[START Dataset]

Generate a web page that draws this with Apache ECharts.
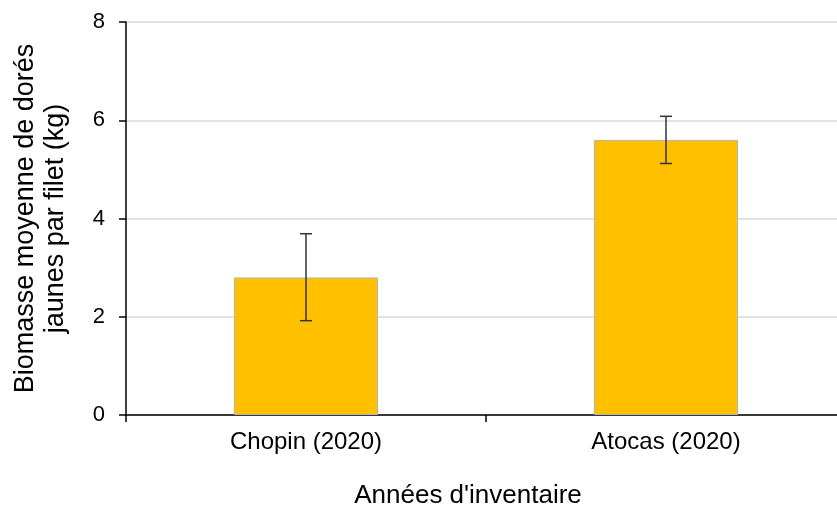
<!DOCTYPE html>
<html><head><meta charset="utf-8">
<script src="https://cdn.jsdelivr.net/npm/echarts@6/dist/echarts.min.js"></script>
<style>html,body{margin:0;padding:0;background:#fff;overflow:hidden}#c{width:837px;height:510px}</style>
</head><body><div id="c"></div>
<script>
const categories = ["Chopin (2020)", "Atocas (2020)"];
const biomass = [2.80, 5.60];
const errLow = [1.92, 5.12];
const errHigh = [3.69, 6.08];
const yTicks = [0, 2, 4, 6, 8];

const chart = echarts.init(document.getElementById('c'));
const font = 'Liberation Sans, Arial, sans-serif';
chart.setOption({
  animation: false,
  grid: {left: 126, right: -9, top: 22, bottom: 95, containLabel: false, outerBoundsMode: 'none'},
  xAxis: {
    type: 'category', data: categories,
    axisLine: {lineStyle: {color: '#000', width: 1.5}},
    axisTick: {show: true, length: 7, lineStyle: {color: '#000', width: 1.5}},
    axisLabel: {color: '#000', fontFamily: font, fontSize: 24, margin: 15},
    name: "Années d'inventaire", nameLocation: 'middle', nameGap: 68,
    nameTextStyle: {color: '#000', fontFamily: font, fontSize: 26, padding: [0, 36, 0, 0]}
  },
  yAxis: {
    type: 'value', min: yTicks[0], max: yTicks[yTicks.length-1], interval: 2,
    axisLine: {show: true, lineStyle: {color: '#000', width: 1.5}},
    axisTick: {show: true, length: 7, lineStyle: {color: '#000', width: 1.5}},
    axisLabel: {color: '#000', fontFamily: font, fontSize: 22, margin: 21},
    splitLine: {lineStyle: {color: '#d9d9d9', width: 1.5}},
    name: "Biomasse moyenne de dorés\njaunes par filet (kg)", nameLocation: 'middle', nameGap: 55,
    nameRotate: 90,
    nameTextStyle: {color: '#000', fontFamily: font, fontSize: 27, lineHeight: 30}
  },
  series: [
    {
      type: 'bar', data: biomass, barWidth: '40%',
      itemStyle: {color: '#FFC000', borderColor: '#b4b4b4', borderWidth: 1}
    },
    {
      type: 'custom',
      data: categories.map((c, i) => [i, errLow[i], errHigh[i]]),
      renderItem: function (params, api) {
        const lo = api.coord([api.value(0), api.value(1)]);
        const hi = api.coord([api.value(0), api.value(2)]);
        const hw = 6;
        const st = {stroke: '#333', lineWidth: 1.5};
        return {type: 'group', children: [
          {type: 'line', shape: {x1: hi[0], y1: hi[1], x2: lo[0], y2: lo[1]}, style: st},
          {type: 'line', shape: {x1: hi[0]-hw, y1: hi[1], x2: hi[0]+hw, y2: hi[1]}, style: st},
          {type: 'line', shape: {x1: lo[0]-hw, y1: lo[1], x2: lo[0]+hw, y2: lo[1]}, style: st}
        ]};
      },
      z: 10
    }
  ]
});
</script></body></html>
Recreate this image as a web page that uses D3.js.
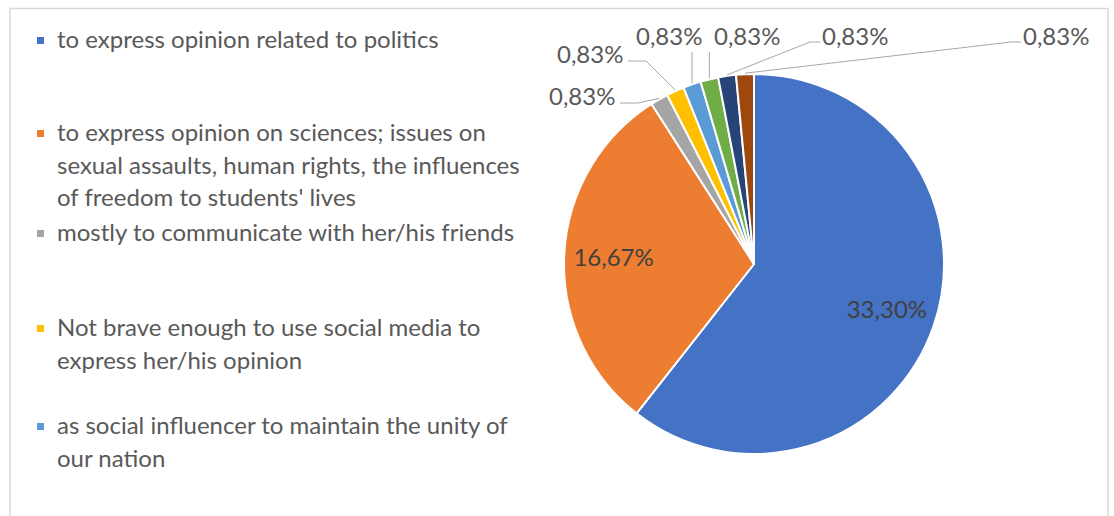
<!DOCTYPE html>
<html>
<head>
<meta charset="utf-8">
<script src="https://cdn.jsdelivr.net/npm/d3@7"></script>
<style>
  body { margin: 0; background: #fff; }
  text { font-family: Lato, "Open Sans", sans-serif; }
</style>
</head>
<body>
<div id="chart"></div>
<script>
// data
var categories = [
    "to express opinion related to politics",
    "to express opinion on sciences; issues on sexual assaults, human rights, the influences of freedom to students' lives",
    "mostly to communicate with her/his friends",
    "Not brave enough to use social media to express her/his opinion",
    "as social influencer to maintain the unity of our nation",
    "other 1",
    "other 2",
    "other 3"
];
var values = [33.30, 16.67, 0.83, 0.83, 0.83, 0.83, 0.83, 0.83];
var valueLabels = ["33,30%", "16,67%", "0,83%", "0,83%", "0,83%", "0,83%", "0,83%", "0,83%"];
var colors = ["#4472C4", "#ED7D31", "#A5A5A5", "#FFC000", "#5B9BD5", "#70AD47", "#264478", "#9E480E"];

// legend as wrapped in the picture (only the first five entries are shown)
var legendLines = [
    ["to express opinion related to politics"],
    ["to express opinion on sciences; issues on", "sexual assaults, human rights, the influences", "of freedom to students' lives"],
    ["mostly to communicate with her/his friends"],
    ["Not brave enough to use social media to", "express her/his opinion"],
    ["as social influencer to maintain the unity of", "our nation"]
];

var width = 1114, height = 516;
var cx = 754, cy = 264, radius = 190;
var fontSize = 24;

// where Excel put the small outside labels (label text left / middle y)
var outsideLabelPos = [
    null, null,
    { x: 549, y: 97, hook: "right" },
    { x: 557, y: 55, hook: "right" },
    { x: 636, y: 37, hook: "below" },
    { x: 714, y: 37, hook: "below" },
    { x: 822, y: 37, hook: "left" },
    { x: 1023, y: 37, hook: "left" }
];
var legendY = [40, 133, 233, 328, 426];

var svg = d3.select('#chart')
    .append('svg')
    .attr('width', width)
    .attr('height', height);

// chart frame
svg.append('rect')
    .attr('x', 10)
    .attr('y', 8.5)
    .attr('width', 1098)
    .attr('height', 540)
    .attr('fill', '#fff')
    .attr('stroke', '#d9d9d9')
    .attr('stroke-width', 1.5);

var pieData = d3.pie().sort(null)(values);

var arc = d3.arc().innerRadius(0).outerRadius(radius);
var labelArc = d3.arc().innerRadius(radius * 0.74).outerRadius(radius * 0.74);
var edgeArc = d3.arc().innerRadius(radius).outerRadius(radius);

var g = svg.append('g')
    .attr('transform', "translate(" + cx + "," + cy + ")");

g.selectAll('.slice')
    .data(pieData)
    .enter()
    .append('path')
    .attr('class', 'slice')
    .attr('d', arc)
    .attr('fill', function(d, i) { return colors[i]; })
    .attr('stroke', '#fff')
    .attr('stroke-width', 2)
    .attr('stroke-linejoin', 'round');

// inside labels for the two big slices
g.selectAll('.inside-label')
    .data(pieData.filter(function(d) { return d.index < 2; }))
    .enter()
    .append('text')
    .attr('class', 'inside-label')
    .attr('transform', function(d) {
        var c = labelArc.centroid(d);
        return "translate(" + c[0] + "," + c[1] + ")";
    })
    .attr('text-anchor', 'middle')
    .attr('dy', '0.35em')
    .attr('font-size', fontSize)
    .attr('fill', '#404040')
    .text(function(d) { return valueLabels[d.index]; });

// outside labels with leader lines
var small = pieData.filter(function(d) { return d.index >= 2; });

var outside = svg.append('g').attr('class', 'outside-labels');

outside.selectAll('.leader')
    .data(small)
    .enter()
    .append('polyline')
    .attr('class', 'leader')
    .attr('fill', 'none')
    .attr('stroke', '#a6a6a6')
    .attr('stroke-width', 1)
    .attr('points', function(d) {
        var p = outsideLabelPos[d.index];
        var e = edgeArc.centroid(d);
        var ex = cx + e[0], ey = cy + e[1] - 1;
        var textW = 68;
        if (p.hook == "right") {
            var sx = p.x + textW + 3, sy = p.y + 6;
            return [[sx, sy], [sx + 18, sy], [ex, ey]].join(' ');
        } else if (p.hook == "below") {
            return [[ex, p.y + 15], [ex, ey]].join(' ');
        } else {
            var lx = p.x - 2, ly = p.y + 5;
            return [[lx, ly], [lx - 10, ly], [ex, ey]].join(' ');
        }
    });

outside.selectAll('.outside-label')
    .data(small)
    .enter()
    .append('text')
    .attr('class', 'outside-label')
    .attr('x', function(d) { return outsideLabelPos[d.index].x; })
    .attr('y', function(d) { return outsideLabelPos[d.index].y; })
    .attr('dy', '0.35em')
    .attr('font-size', fontSize)
    .attr('fill', '#595959')
    .text(function(d) { return valueLabels[d.index]; });

// legend
var legend = svg.append('g').attr('class', 'legend');

var item = legend.selectAll('.legend-item')
    .data(legendLines)
    .enter()
    .append('g')
    .attr('class', 'legend-item')
    .attr('transform', function(d, i) { return "translate(0," + legendY[i] + ")"; });

item.append('rect')
    .attr('x', 37)
    .attr('y', -3)
    .attr('width', 7)
    .attr('height', 7)
    .attr('fill', function(d, i) { return colors[i]; });

item.append('text')
    .attr('x', 57)
    .attr('font-size', fontSize)
    .attr('fill', '#595959')
    .selectAll('tspan')
    .data(function(d) { return d; })
    .enter()
    .append('tspan')
    .attr('x', 57)
    .attr('y', function(d, j) { return j * 32.5; })
    .attr('dy', '0.35em')
    .text(function(d) { return d; });
</script>
</body>
</html>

[END Dataset]

_Task to carry out_:
Go from the first line of the data above to the line containing "const yTicks = [0, 2, 4, 6, 8];" and retype exactly those lines, both included, but none of the pictures.

_Exercise response_:
Generate a web page that draws this with Apache ECharts.
<!DOCTYPE html>
<html><head><meta charset="utf-8">
<script src="https://cdn.jsdelivr.net/npm/echarts@6/dist/echarts.min.js"></script>
<style>html,body{margin:0;padding:0;background:#fff;overflow:hidden}#c{width:837px;height:510px}</style>
</head><body><div id="c"></div>
<script>
const categories = ["Chopin (2020)", "Atocas (2020)"];
const biomass = [2.80, 5.60];
const errLow = [1.92, 5.12];
const errHigh = [3.69, 6.08];
const yTicks = [0, 2, 4, 6, 8];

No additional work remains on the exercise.